The commission also criticized China on its trade policy, recommending that the United States press Beijing to make its yuan more flexible and to turn to the World Trade
Organization to fight what it termed predatory trade practices.
“Just look at the sheer statistics,” Bartholomew said.
“Two-hundred-and-sixty-eight billion dollars in 2008 was the US trade deficit with China — you can’t say this (trade policy) has been working.”
President Barack Obama this week paid his first visit to China, which is now the top holder of the ballooning US debt. His administration has sought cooperation with China on battling the global slowdown and declined to accuse Beijing of manipulating its currency.

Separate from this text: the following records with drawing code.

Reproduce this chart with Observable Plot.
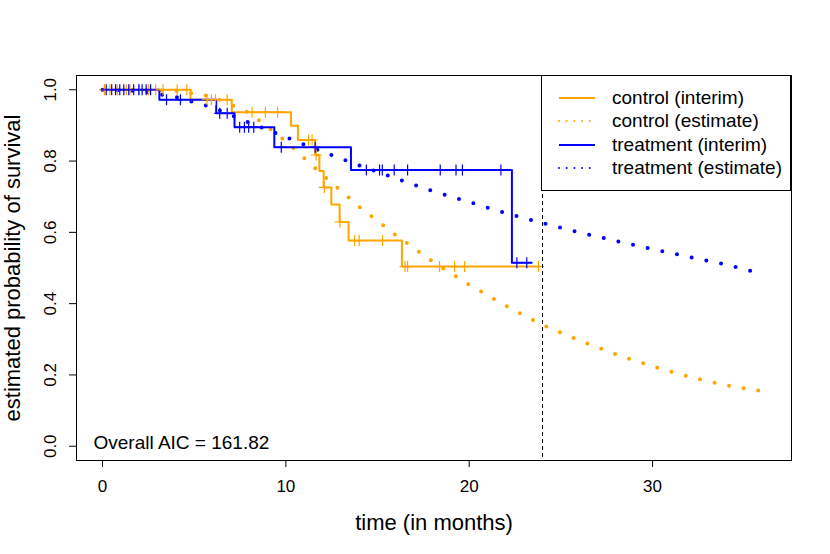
<!DOCTYPE html>
<html>
<head>
<meta charset="utf-8">
<script src="https://cdn.jsdelivr.net/npm/d3@7"></script>
<script src="https://cdn.jsdelivr.net/npm/@observablehq/plot@0.6"></script>
<style>
  body { margin: 0; background: #fff; font-family: "Liberation Sans", Arial, Helvetica, sans-serif; }
  #wrap { position: relative; width: 830px; height: 554px; }
  #legend { position: absolute; left: 541px; top: 75px; width: 250px; height: 116px; border: 1px solid #000; background: #fff; box-sizing: border-box; }
  #legend .row { position: absolute; left: 0; height: 20px; display: flex; align-items: center; font-size: 19px; color: #000; white-space: nowrap; }
  #legend svg { margin-left: 16px; margin-right: 16px; }
</style>
</head>
<body>
<div id="wrap"><div id="legend"></div></div>
<script>
// ---- data ----
const ctrlStepTime = [0, 4.8, 7.05, 10.28, 10.66, 11.6, 11.83, 12.06, 12.48, 12.93, 13.42, 16.33, 23.78];
const ctrlStepSurv = [1, 0.972, 0.937, 0.899, 0.859, 0.817, 0.772, 0.726, 0.678, 0.629, 0.577, 0.504, 0.504];
const trtStepTime = [0, 3.1, 6.2, 7.2, 9.37, 13.55, 22.33, 23.4];
const trtStepSurv = [1, 0.972, 0.934, 0.895, 0.839, 0.775, 0.515, 0.515];

const ctrlCensorTime = [0.1, 0.4, 0.8, 1.3, 1.5, 2.0, 2.5, 2.9, 3.3, 4.07, 4.6,
  5.7, 5.94, 6.16, 6.8, 8.16, 8.88, 9.55, 11.24, 11.43, 11.65, 12.1, 12.95,
  13.75, 14.0, 15.28, 16.5, 16.64, 18.38, 19.2, 19.75, 23.78];
const trtCensorTime = [0.2, 0.5, 0.71, 0.94, 1.16, 1.43, 1.7, 1.98, 2.16, 2.38, 2.62,
  3.49, 4.25, 6.39, 6.8, 7.48, 7.74, 7.97, 8.25, 9.75, 11.6,
  14.39, 15.11, 15.26, 15.91, 16.64, 18.42, 19.28, 19.63, 21.73, 22.6, 23.14];

const estTime = [0, 2, 4, 6, 8, 10, 12, 14, 16, 18, 20, 22, 24, 26, 28, 30, 32, 34, 36];
const ctrlEstSurv = [1.0, 1.0, 0.997, 0.981, 0.935, 0.856, 0.761, 0.672, 0.592, 0.518, 0.453, 0.394, 0.34, 0.297, 0.258, 0.224, 0.195, 0.171, 0.154];
const trtEstSurv = [1.0, 0.997, 0.98, 0.95, 0.908, 0.867, 0.826, 0.788, 0.751, 0.716, 0.685, 0.654, 0.626, 0.60, 0.576, 0.553, 0.531, 0.51, 0.483];

const xTicks = [0, 10, 20, 30];
const yTicks = [0, 0.2, 0.4, 0.6, 0.8, 1.0];
const interimCut = [24];
const aicLabel = "Overall AIC = 161.82";
const xTitle = "time (in months)";
const yTitle = "estimated probability of survival";

const seriesNames = ["control (interim)", "control (estimate)", "treatment (interim)", "treatment (estimate)"];
const ORANGE = "#FFA500", BLUE = "#0000FF";

// ---- build tables ----
const zip = (t, s) => t.map((d, i) => ({t: d, s: s[i]}));
const stepAt = (times, survs, t) => survs[Math.max(0, d3.bisectRight(times, t) - 1)];
const ctrlStep = zip(ctrlStepTime, ctrlStepSurv);
const trtStep = zip(trtStepTime, trtStepSurv);
const ctrlEst = zip(estTime, ctrlEstSurv);
const trtEst = zip(estTime, trtEstSurv);
const ctrlCens = ctrlCensorTime.map(t => ({t, s: stepAt(ctrlStepTime, ctrlStepSurv, t)}));
const trtCens = trtCensorTime.map(t => ({t, s: stepAt(trtStepTime, trtStepSurv, t)}));

const plus = {draw(ctx) { const h = 5.5; ctx.moveTo(0, -h); ctx.lineTo(0, h); ctx.moveTo(-h, 0); ctx.lineTo(h, 0); }};

const chart = Plot.plot({
  width: 830, height: 554,
  marginLeft: 76, marginRight: 39, marginTop: 75, marginBottom: 94,
  style: {fontFamily: '"Liberation Sans", Arial, Helvetica, sans-serif', color: "#000", background: "#fff"},
  x: {domain: [-1.42, 37.58]},
  y: {domain: [-0.04, 1.04]},
  marks: [
    Plot.line(ctrlEst, {x: "t", y: "s", stroke: ORANGE, strokeWidth: 4, strokeLinecap: "round", strokeDasharray: "0 14.8"}),
    Plot.line(trtEst, {x: "t", y: "s", stroke: BLUE, strokeWidth: 4, strokeLinecap: "round", strokeDasharray: "0 15"}),
    Plot.line(ctrlStep, {x: "t", y: "s", curve: "step-after", stroke: ORANGE, strokeWidth: 2}),
    Plot.line(trtStep, {x: "t", y: "s", curve: "step-after", stroke: BLUE, strokeWidth: 2}),
    Plot.dot(ctrlCens, {x: "t", y: "s", symbol: plus, stroke: ORANGE, fill: "none", strokeWidth: 1.2}),
    Plot.dot(trtCens, {x: "t", y: "s", symbol: plus, stroke: BLUE, fill: "none", strokeWidth: 1.2}),
    Plot.ruleX(interimCut, {stroke: "#000", strokeWidth: 1, strokeDasharray: "4,3"}),
    Plot.frame({stroke: "#000", strokeWidth: 1}),
    Plot.axisX({ticks: xTicks, tickSize: 7, tickPadding: 12, fontSize: 17, label: null}),
    Plot.axisY({ticks: yTicks, tickFormat: d3.format(".1f"), tickSize: 7, tickPadding: 14, fontSize: 17,
      tickRotate: -90, textAnchor: "middle", lineAnchor: "bottom", label: null}),
    Plot.text([aicLabel], {frameAnchor: "bottom-left", dx: 17, dy: -18, textAnchor: "start", lineAnchor: "middle", fontSize: 19, fill: "#000"}),
    Plot.text([xTitle], {frameAnchor: "bottom", dy: 62, textAnchor: "middle", lineAnchor: "middle", fontSize: 22, fill: "#000"}),
    Plot.text([yTitle], {frameAnchor: "left", dx: -64, rotate: -90, textAnchor: "middle", lineAnchor: "middle", fontSize: 22, fill: "#000"})
  ]
});
document.getElementById("wrap").prepend(chart);

// ---- legend ----
const legend = document.getElementById("legend");
const legendItems = [
  {name: seriesNames[0], color: ORANGE, dash: null},
  {name: seriesNames[1], color: ORANGE, dash: "0 7.7"},
  {name: seriesNames[2], color: BLUE, dash: null},
  {name: seriesNames[3], color: BLUE, dash: "0 7.7"}
];
const rowTops = [12, 35, 59, 82];
legendItems.forEach((d, i) => {
  const row = document.createElement("div");
  row.className = "row";
  row.style.top = rowTops[i] + "px";
  const svg = d3.create("svg").attr("width", 38).attr("height", 10);
  const line = svg.append("line").attr("x1", 1).attr("x2", 37).attr("y1", 5).attr("y2", 5)
    .attr("stroke", d.color).attr("stroke-width", 2);
  if (d.dash) line.attr("stroke-dasharray", d.dash).attr("stroke-linecap", "round");
  row.appendChild(svg.node());
  const span = document.createElement("span");
  span.textContent = d.name;
  row.appendChild(span);
  legend.appendChild(row);
});
</script>
</body>
</html>
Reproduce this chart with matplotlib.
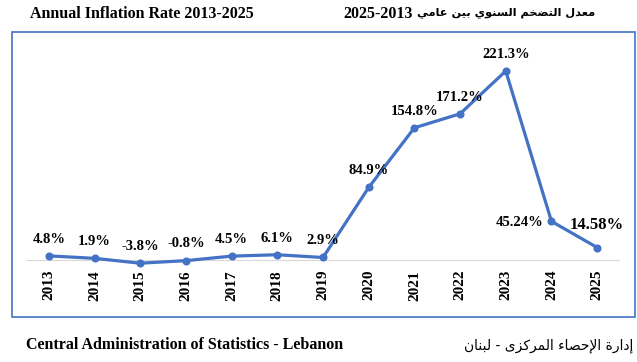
import matplotlib
matplotlib.use("Agg")
import matplotlib.pyplot as plt
from matplotlib.patches import Rectangle

# data
years = ["2013", "2014", "2015", "2016", "2017", "2018", "2019",
         "2020", "2021", "2022", "2023", "2024", "2025"]
rates = [4.8, 1.9, -3.8, -0.8, 4.5, 6.1, 2.9, 84.9, 154.8, 171.2, 221.3, 45.24, 14.58]
labels = ["4.8%", "1.9%", "-3.8%", "-0.8%", "4.5%", "6.1%", "2.9%",
          "84.9%", "154.8%", "171.2%", "221.3%", "45.24%", "14.58%"]

title_en = "Annual Inflation Rate 2013-2025"
title_ar = "معدل التضخم السنوي بين عامي"
title_ar_years = "2025-2013"
source_en = "Central Administration of Statistics - Lebanon"
source_ar = "إدارة الإحصاء المركزى - لبنان"

# minimal arabic shaping (matplotlib does no shaping / bidi)
# letter: (isolated, final, initial, medial); None = does not join to the left
FORMS = {
    "ا": (0xFE8D, 0xFE8E, None, None),
    "إ": (0xFE87, 0xFE88, None, None),
    "ب": (0xFE8F, 0xFE90, 0xFE91, 0xFE92),
    "ة": (0xFE93, 0xFE94, None, None),
    "ت": (0xFE95, 0xFE96, 0xFE97, 0xFE98),
    "ح": (0xFEA1, 0xFEA2, 0xFEA3, 0xFEA4),
    "خ": (0xFEA5, 0xFEA6, 0xFEA7, 0xFEA8),
    "د": (0xFEA9, 0xFEAA, None, None),
    "ر": (0xFEAD, 0xFEAE, None, None),
    "ز": (0xFEAF, 0xFEB0, None, None),
    "س": (0xFEB1, 0xFEB2, 0xFEB3, 0xFEB4),
    "ص": (0xFEB9, 0xFEBA, 0xFEBB, 0xFEBC),
    "ض": (0xFEBD, 0xFEBE, 0xFEBF, 0xFEC0),
    "ع": (0xFEC9, 0xFECA, 0xFECB, 0xFECC),
    "ك": (0xFED9, 0xFEDA, 0xFEDB, 0xFEDC),
    "ل": (0xFEDD, 0xFEDE, 0xFEDF, 0xFEE0),
    "م": (0xFEE1, 0xFEE2, 0xFEE3, 0xFEE4),
    "ن": (0xFEE5, 0xFEE6, 0xFEE7, 0xFEE8),
    "و": (0xFEED, 0xFEEE, None, None),
    "ى": (0xFEEF, 0xFEF0, None, None),
    "ي": (0xFEF1, 0xFEF2, 0xFEF3, 0xFEF4),
    "ء": (0xFE80, None, None, None),
}
LAMALEF = {"ا": (0xFEFB, 0xFEFC), "إ": (0xFEF9, 0xFEFA)}


def shape(text):
    out = []
    i = 0
    while i < len(text):
        c = text[i]
        if c not in FORMS:
            out.append(c)
            i += 1
            continue
        prev = text[i - 1] if i > 0 else ""
        joins_prev = prev in FORMS and FORMS[prev][2] is not None
        if c == "ل" and i + 1 < len(text) and text[i + 1] in LAMALEF:
            iso, fin = LAMALEF[text[i + 1]]
            out.append(chr(fin if joins_prev else iso))
            i += 2
            continue
        nxt = text[i + 1] if i + 1 < len(text) else ""
        joins_next = FORMS[c][2] is not None and nxt in FORMS and FORMS[nxt][1] is not None
        iso, fin, ini, med = FORMS[c]
        if joins_prev and joins_next:
            code = med
        elif joins_prev:
            code = fin
        elif joins_next:
            code = ini
        else:
            code = iso
        out.append(chr(code))
        i += 1
    # visual order, right to left
    return "".join(out)[::-1]


plt.rcParams["font.family"] = ["Liberation Serif", "DejaVu Serif"]

W, H = 637, 362
fig = plt.figure(figsize=(W / 100, H / 100), dpi=100)

# axes placed in pixels: x 26..620, y 46.5..268.5 (ylim -10..250)
ax = fig.add_axes([26 / W, 1 - 268.5 / H, (620 - 26) / W, (268.5 - 46.5) / H])
x = list(range(len(years)))
ax.plot(x, rates, color="#4472C4", lw=2.3, marker="o", ms=4.8, zorder=3)
ax.axhline(0, color="#D9D9D9", lw=0.8, zorder=1)
ax.set_xlim(-0.5, len(years) - 0.5)
ax.set_ylim(-10, 250)
ax.set_xticks(x)
ax.set_xticklabels(years, rotation=90, fontsize=11, fontweight="bold")
ax.tick_params(axis="x", length=0, pad=1)
ax.set_yticks([])
for s in ax.spines.values():
    s.set_visible(False)
ax.patch.set_alpha(0)

for i, (v, lab) in enumerate(zip(rates, labels)):
    if years[i] == "2024":
        ax.annotate(lab, (i, v), xytext=(-5.5, -1), textcoords="offset points",
                    ha="right", va="center", fontsize=10.5, fontweight="bold")
    elif years[i] == "2025":
        ax.annotate(lab, (i, v), xytext=(0, 13), textcoords="offset points",
                    ha="center", va="baseline", fontsize=12, fontweight="bold")
    else:
        ax.annotate(lab, (i, v), xytext=(0, 9.5), textcoords="offset points",
                    ha="center", va="baseline", fontsize=10.5, fontweight="bold")

# frame around chart area
fig.patches.append(Rectangle((12 / W, 1 - 317 / H), (635 - 12) / W, (317 - 32) / H,
                             transform=fig.transFigure, fill=False,
                             edgecolor="#4472C4", lw=1.2))

fig.text(30 / W, 1 - 14 / H, title_en, ha="left", va="center",
         fontsize=11.5, fontweight="bold")
ar = fig.text(595 / W, 1 - 13 / H, shape(title_ar), ha="right", va="center",
              fontsize=8.2, fontweight="bold", family=["DejaVu Sans"])
# years go just left of the arabic words
bb = ar.get_window_extent(renderer=fig.canvas.get_renderer())
fig.text((bb.x0 - 4) / W, 1 - 14 / H, title_ar_years, ha="right", va="center",
         fontsize=11.5, fontweight="bold")
fig.text(26 / W, 1 - 345 / H, source_en, ha="left", va="center",
         fontsize=11.5, fontweight="bold")
fig.text(633 / W, 1 - 346 / H, shape(source_ar), ha="right", va="center",
         fontsize=10, family=["DejaVu Sans"])

fig.savefig("out.png", dpi=100)
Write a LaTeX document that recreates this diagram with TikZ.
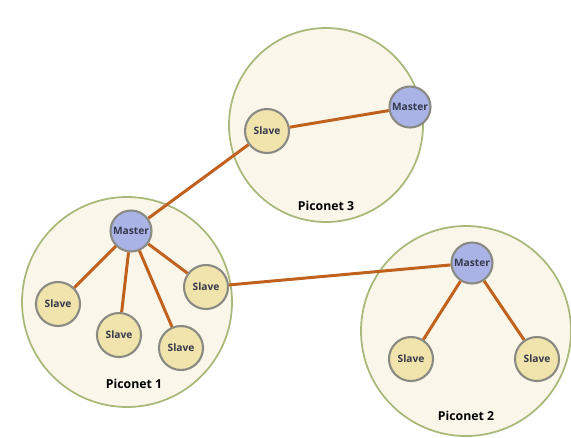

The commission paid a field trip to Rochester in upstate New York, where it said core industries such as machine tools, auto parts and optoelectronics were struggling against Chinese competition that often enjoys state support.
“For 20 years we have watched China policy be controlled really by a handful of large multinational corporations. They’re the ones who determine the interests,” Bartholomew said.
“But there are a lot of constituency interests out there — particularly small and medium-sized enterprises — that are being hurt by the current US-China policy,” she said.
Louise Slaughter, the Democratic congresswoman representing Rochester, hailed the report as evidence that China “systematically subsidizes their industry” to target foreign markets.
“These predatory trade practices violate international trade law and reinforce my belief that we need to strengthen our trade enforcement efforts and rethink our trade relationship with China,” she said.